/---

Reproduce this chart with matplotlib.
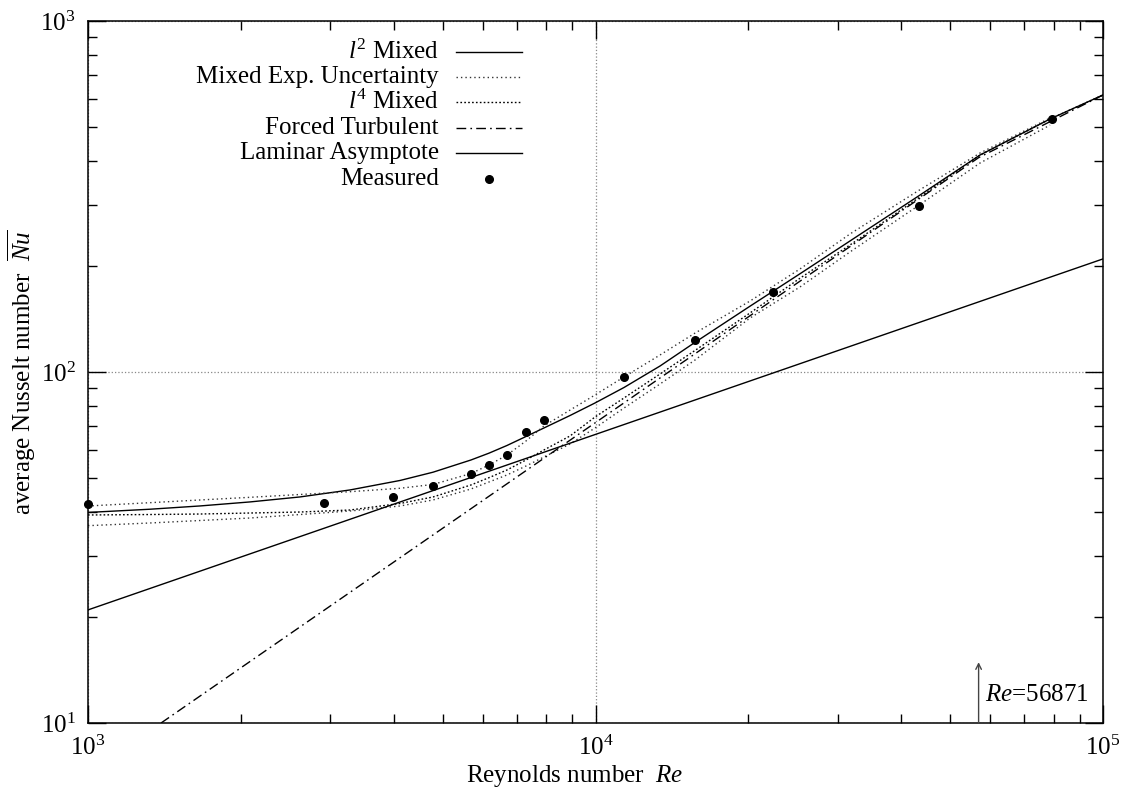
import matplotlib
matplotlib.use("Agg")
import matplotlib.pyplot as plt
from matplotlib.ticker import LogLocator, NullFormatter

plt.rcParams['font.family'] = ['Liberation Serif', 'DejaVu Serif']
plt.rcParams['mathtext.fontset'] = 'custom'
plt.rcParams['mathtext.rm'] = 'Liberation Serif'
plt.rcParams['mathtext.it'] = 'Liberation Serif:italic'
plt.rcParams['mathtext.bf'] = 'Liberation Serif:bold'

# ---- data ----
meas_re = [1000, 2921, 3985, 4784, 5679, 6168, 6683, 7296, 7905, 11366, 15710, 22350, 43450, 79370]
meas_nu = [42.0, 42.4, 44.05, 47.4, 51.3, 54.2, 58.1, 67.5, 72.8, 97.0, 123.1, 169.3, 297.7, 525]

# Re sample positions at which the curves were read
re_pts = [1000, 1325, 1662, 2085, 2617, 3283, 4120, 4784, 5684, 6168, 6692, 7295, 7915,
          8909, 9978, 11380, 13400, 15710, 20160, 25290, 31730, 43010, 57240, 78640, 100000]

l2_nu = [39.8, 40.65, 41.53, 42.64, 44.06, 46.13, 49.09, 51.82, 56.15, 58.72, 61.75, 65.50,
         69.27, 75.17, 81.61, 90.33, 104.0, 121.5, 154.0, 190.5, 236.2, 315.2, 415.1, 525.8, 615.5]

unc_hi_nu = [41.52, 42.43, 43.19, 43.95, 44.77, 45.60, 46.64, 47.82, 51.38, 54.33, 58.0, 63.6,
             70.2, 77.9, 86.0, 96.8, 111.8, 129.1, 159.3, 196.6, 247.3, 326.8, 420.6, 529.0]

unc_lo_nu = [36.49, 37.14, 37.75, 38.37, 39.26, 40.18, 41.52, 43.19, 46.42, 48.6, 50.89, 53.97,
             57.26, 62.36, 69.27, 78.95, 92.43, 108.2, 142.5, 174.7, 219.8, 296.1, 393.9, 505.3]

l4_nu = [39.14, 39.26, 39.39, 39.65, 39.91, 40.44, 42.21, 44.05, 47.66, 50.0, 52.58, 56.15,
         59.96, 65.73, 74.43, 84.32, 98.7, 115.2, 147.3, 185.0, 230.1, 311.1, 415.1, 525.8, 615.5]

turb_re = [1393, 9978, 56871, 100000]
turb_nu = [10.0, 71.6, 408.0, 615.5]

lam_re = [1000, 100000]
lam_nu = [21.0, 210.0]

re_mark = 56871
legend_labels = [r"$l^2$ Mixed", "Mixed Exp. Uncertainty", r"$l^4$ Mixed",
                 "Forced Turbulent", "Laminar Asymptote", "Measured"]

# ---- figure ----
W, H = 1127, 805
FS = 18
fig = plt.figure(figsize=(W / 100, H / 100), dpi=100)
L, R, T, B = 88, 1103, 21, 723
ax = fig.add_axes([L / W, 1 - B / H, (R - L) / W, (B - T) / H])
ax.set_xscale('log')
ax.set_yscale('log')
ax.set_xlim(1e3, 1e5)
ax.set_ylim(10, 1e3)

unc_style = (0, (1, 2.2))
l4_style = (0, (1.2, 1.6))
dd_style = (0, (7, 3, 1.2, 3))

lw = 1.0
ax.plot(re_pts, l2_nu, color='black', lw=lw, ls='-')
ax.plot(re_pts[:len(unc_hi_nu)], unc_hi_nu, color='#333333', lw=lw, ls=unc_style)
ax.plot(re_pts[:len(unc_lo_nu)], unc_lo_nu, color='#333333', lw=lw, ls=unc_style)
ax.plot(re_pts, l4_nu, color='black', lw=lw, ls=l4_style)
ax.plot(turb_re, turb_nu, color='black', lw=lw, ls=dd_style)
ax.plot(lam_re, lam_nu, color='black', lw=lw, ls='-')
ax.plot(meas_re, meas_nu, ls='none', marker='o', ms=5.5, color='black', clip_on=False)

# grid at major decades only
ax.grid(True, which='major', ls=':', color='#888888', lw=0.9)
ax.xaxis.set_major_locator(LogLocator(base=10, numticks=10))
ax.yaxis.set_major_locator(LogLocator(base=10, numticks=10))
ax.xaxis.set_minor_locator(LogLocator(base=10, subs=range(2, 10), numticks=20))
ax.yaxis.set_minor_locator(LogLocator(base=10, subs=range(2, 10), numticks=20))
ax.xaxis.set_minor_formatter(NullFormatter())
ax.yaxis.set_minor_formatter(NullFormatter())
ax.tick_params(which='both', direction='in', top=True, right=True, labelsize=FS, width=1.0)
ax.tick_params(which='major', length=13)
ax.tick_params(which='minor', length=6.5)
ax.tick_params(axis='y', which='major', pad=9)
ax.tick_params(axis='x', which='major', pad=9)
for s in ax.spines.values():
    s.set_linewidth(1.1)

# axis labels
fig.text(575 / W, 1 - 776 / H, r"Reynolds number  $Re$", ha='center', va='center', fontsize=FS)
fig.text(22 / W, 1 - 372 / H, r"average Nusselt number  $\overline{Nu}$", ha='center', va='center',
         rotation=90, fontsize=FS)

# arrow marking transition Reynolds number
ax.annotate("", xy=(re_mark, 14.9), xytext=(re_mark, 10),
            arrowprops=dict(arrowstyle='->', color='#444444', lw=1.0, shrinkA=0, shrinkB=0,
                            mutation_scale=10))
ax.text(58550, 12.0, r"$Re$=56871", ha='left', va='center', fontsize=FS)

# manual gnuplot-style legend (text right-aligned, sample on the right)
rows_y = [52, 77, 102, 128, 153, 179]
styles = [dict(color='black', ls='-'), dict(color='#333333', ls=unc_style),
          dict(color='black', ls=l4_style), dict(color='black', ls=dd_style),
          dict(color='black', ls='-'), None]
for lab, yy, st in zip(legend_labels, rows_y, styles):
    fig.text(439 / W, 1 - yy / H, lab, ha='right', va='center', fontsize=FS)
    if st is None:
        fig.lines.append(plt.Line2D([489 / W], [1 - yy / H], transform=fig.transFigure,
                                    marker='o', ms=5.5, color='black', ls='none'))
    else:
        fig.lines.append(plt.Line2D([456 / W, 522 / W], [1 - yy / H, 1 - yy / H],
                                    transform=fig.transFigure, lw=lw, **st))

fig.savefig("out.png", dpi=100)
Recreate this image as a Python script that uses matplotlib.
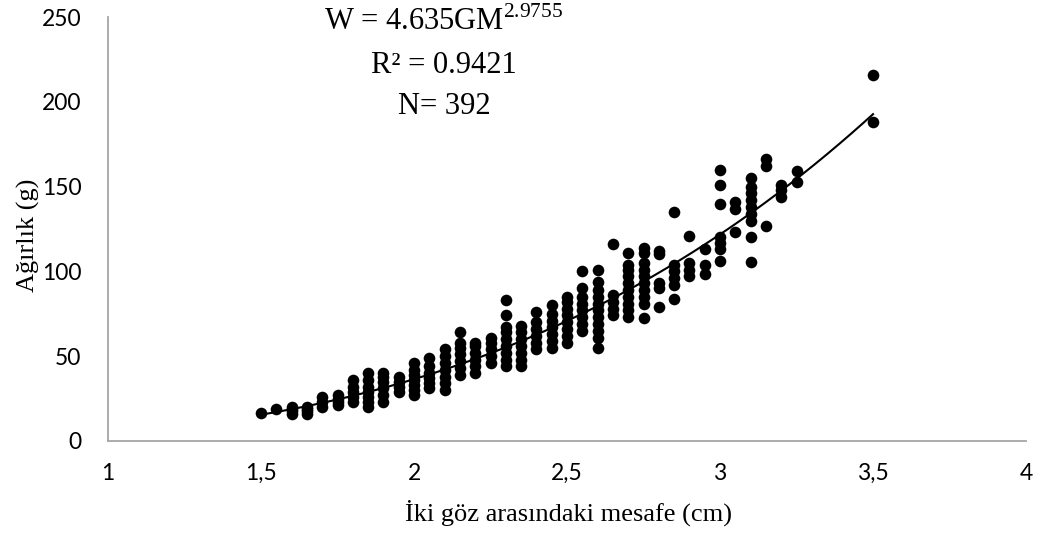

\---

WORK TO BE COMPLETED -> Return the material word for word. Pictures are not part of the copy.

RESULT OF THE TASK ->
Reproduce this chart with matplotlib.
import matplotlib
matplotlib.use("Agg")
import matplotlib.pyplot as plt
from matplotlib.ticker import LogLocator, NullFormatter

plt.rcParams['font.family'] = ['Liberation Serif', 'DejaVu Serif']
plt.rcParams['mathtext.fontset'] = 'custom'
plt.rcParams['mathtext.rm'] = 'Liberation Serif'
plt.rcParams['mathtext.it'] = 'Liberation Serif:italic'
plt.rcParams['mathtext.bf'] = 'Liberation Serif:bold'

# ---- data ----
meas_re = [1000, 2921, 3985, 4784, 5679, 6168, 6683, 7296, 7905, 11366, 15710, 22350, 43450, 79370]
meas_nu = [42.0, 42.4, 44.05, 47.4, 51.3, 54.2, 58.1, 67.5, 72.8, 97.0, 123.1, 169.3, 297.7, 525]

# Re sample positions at which the curves were read
re_pts = [1000, 1325, 1662, 2085, 2617, 3283, 4120, 4784, 5684, 6168, 6692, 7295, 7915,
          8909, 9978, 11380, 13400, 15710, 20160, 25290, 31730, 43010, 57240, 78640, 100000]

l2_nu = [39.8, 40.65, 41.53, 42.64, 44.06, 46.13, 49.09, 51.82, 56.15, 58.72, 61.75, 65.50,
         69.27, 75.17, 81.61, 90.33, 104.0, 121.5, 154.0, 190.5, 236.2, 315.2, 415.1, 525.8, 615.5]

unc_hi_nu = [41.52, 42.43, 43.19, 43.95, 44.77, 45.60, 46.64, 47.82, 51.38, 54.33, 58.0, 63.6,
             70.2, 77.9, 86.0, 96.8, 111.8, 129.1, 159.3, 196.6, 247.3, 326.8, 420.6, 529.0]

unc_lo_nu = [36.49, 37.14, 37.75, 38.37, 39.26, 40.18, 41.52, 43.19, 46.42, 48.6, 50.89, 53.97,
             57.26, 62.36, 69.27, 78.95, 92.43, 108.2, 142.5, 174.7, 219.8, 296.1, 393.9, 505.3]

l4_nu = [39.14, 39.26, 39.39, 39.65, 39.91, 40.44, 42.21, 44.05, 47.66, 50.0, 52.58, 56.15,
         59.96, 65.73, 74.43, 84.32, 98.7, 115.2, 147.3, 185.0, 230.1, 311.1, 415.1, 525.8, 615.5]

turb_re = [1393, 9978, 56871, 100000]
turb_nu = [10.0, 71.6, 408.0, 615.5]

lam_re = [1000, 100000]
lam_nu = [21.0, 210.0]

re_mark = 56871
legend_labels = [r"$l^2$ Mixed", "Mixed Exp. Uncertainty", r"$l^4$ Mixed",
                 "Forced Turbulent", "Laminar Asymptote", "Measured"]

# ---- figure ----
W, H = 1127, 805
FS = 18
fig = plt.figure(figsize=(W / 100, H / 100), dpi=100)
L, R, T, B = 88, 1103, 21, 723
ax = fig.add_axes([L / W, 1 - B / H, (R - L) / W, (B - T) / H])
ax.set_xscale('log')
ax.set_yscale('log')
ax.set_xlim(1e3, 1e5)
ax.set_ylim(10, 1e3)

unc_style = (0, (1, 2.2))
l4_style = (0, (1.2, 1.6))
dd_style = (0, (7, 3, 1.2, 3))

lw = 1.0
ax.plot(re_pts, l2_nu, color='black', lw=lw, ls='-')
ax.plot(re_pts[:len(unc_hi_nu)], unc_hi_nu, color='#333333', lw=lw, ls=unc_style)
ax.plot(re_pts[:len(unc_lo_nu)], unc_lo_nu, color='#333333', lw=lw, ls=unc_style)
ax.plot(re_pts, l4_nu, color='black', lw=lw, ls=l4_style)
ax.plot(turb_re, turb_nu, color='black', lw=lw, ls=dd_style)
ax.plot(lam_re, lam_nu, color='black', lw=lw, ls='-')
ax.plot(meas_re, meas_nu, ls='none', marker='o', ms=5.5, color='black', clip_on=False)

# grid at major decades only
ax.grid(True, which='major', ls=':', color='#888888', lw=0.9)
ax.xaxis.set_major_locator(LogLocator(base=10, numticks=10))
ax.yaxis.set_major_locator(LogLocator(base=10, numticks=10))
ax.xaxis.set_minor_locator(LogLocator(base=10, subs=range(2, 10), numticks=20))
ax.yaxis.set_minor_locator(LogLocator(base=10, subs=range(2, 10), numticks=20))
ax.xaxis.set_minor_formatter(NullFormatter())
ax.yaxis.set_minor_formatter(NullFormatter())
ax.tick_params(which='both', direction='in', top=True, right=True, labelsize=FS, width=1.0)
ax.tick_params(which='major', length=13)
ax.tick_params(which='minor', length=6.5)
ax.tick_params(axis='y', which='major', pad=9)
ax.tick_params(axis='x', which='major', pad=9)
for s in ax.spines.values():
    s.set_linewidth(1.1)

# axis labels
fig.text(575 / W, 1 - 776 / H, r"Reynolds number  $Re$", ha='center', va='center', fontsize=FS)
fig.text(22 / W, 1 - 372 / H, r"average Nusselt number  $\overline{Nu}$", ha='center', va='center',
         rotation=90, fontsize=FS)

# arrow marking transition Reynolds number
ax.annotate("", xy=(re_mark, 14.9), xytext=(re_mark, 10),
            arrowprops=dict(arrowstyle='->', color='#444444', lw=1.0, shrinkA=0, shrinkB=0,
                            mutation_scale=10))
ax.text(58550, 12.0, r"$Re$=56871", ha='left', va='center', fontsize=FS)

# manual gnuplot-style legend (text right-aligned, sample on the right)
rows_y = [52, 77, 102, 128, 153, 179]
styles = [dict(color='black', ls='-'), dict(color='#333333', ls=unc_style),
          dict(color='black', ls=l4_style), dict(color='black', ls=dd_style),
          dict(color='black', ls='-'), None]
for lab, yy, st in zip(legend_labels, rows_y, styles):
    fig.text(439 / W, 1 - yy / H, lab, ha='right', va='center', fontsize=FS)
    if st is None:
        fig.lines.append(plt.Line2D([489 / W], [1 - yy / H], transform=fig.transFigure,
                                    marker='o', ms=5.5, color='black', ls='none'))
    else:
        fig.lines.append(plt.Line2D([456 / W, 522 / W], [1 - yy / H, 1 - yy / H],
                                    transform=fig.transFigure, lw=lw, **st))

fig.savefig("out.png", dpi=100)
Recreate this image as a Python script that uses matplotlib.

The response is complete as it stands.